If you Like my Facebook page, you may have seen this. Or not, given the way FB hides things from feeds. If you haven’t Liked my page, please consider doing so by clicking here!
My first “real” job was in a library. I found shelving books to be soothing but much preferred to do it when the library was closed so I could focus and be left alone, unpestered. Because part of the fun was sometimes stopping to thumb through the books. Not the ones that got checked out over and over again, though I did look at some of those and wonder what made them so popular. (Where I worked it was always Ed McBain…) But I really enjoyed finding random treasures, books I would never have otherwise known existed.
In the far left corner of our library were paperbacks. These had been donated by patrons and you didn’t have to check them out, you could just take them. For years I had a collection of paperbacks with orange dots on the spines that had “F” for fiction or “M” for mystery or whatever on them. I might still have them in a box somewhere…

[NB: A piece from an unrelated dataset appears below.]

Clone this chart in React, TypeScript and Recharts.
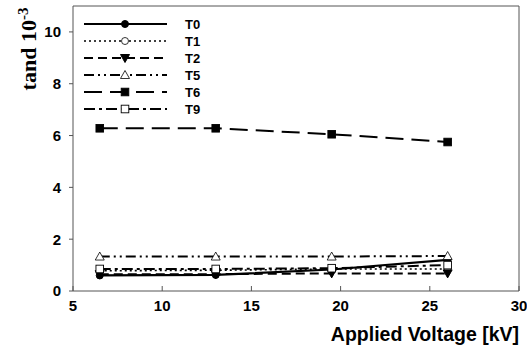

While working at the public library, I discovered Agatha Christie. I smuggled out battered paperback versions of things I was pretty sure I wasn’t supposed to read. Or maybe I just liked to pretend I might get in trouble; that made it more exciting.
The children’s area was the worst, of course. Always a mess, felt like Sisyphus trying to clean that up. But there were plenty of times I would sit between the bookcases with a book open on my lap, engrossed and having forgotten where I was and what I was supposed to be doing. Sometimes toddlers would come over and just start climbing on me. The parents were often apologetic, if/when they were paying any attention at all, but I didn’t mind. Kids (and animals) have always liked me, dunno why.
I got a weird satisfaction, too, from shifting the stacks. If you don’t know what that means, it’s when a shelf gets too full and—usually because you want to keep an author on one shelf or a series together or something—you have to move stuff down in a kind of cascade effect. Most people find it a pain, but I sort of liked it.
I didn’t have my library job for very long. I’d only gotten it in order to earn money for driver’s ed. Once I was able to drive, I got a “better” job at the mall. I did really like the library, but we had some librarians who were… let’s just say “difficult to work with.” But now I find myself volunteering in my kids’ school library each week. And the other day I started shifting some stacks and was—just for a minute or two—weirdly content.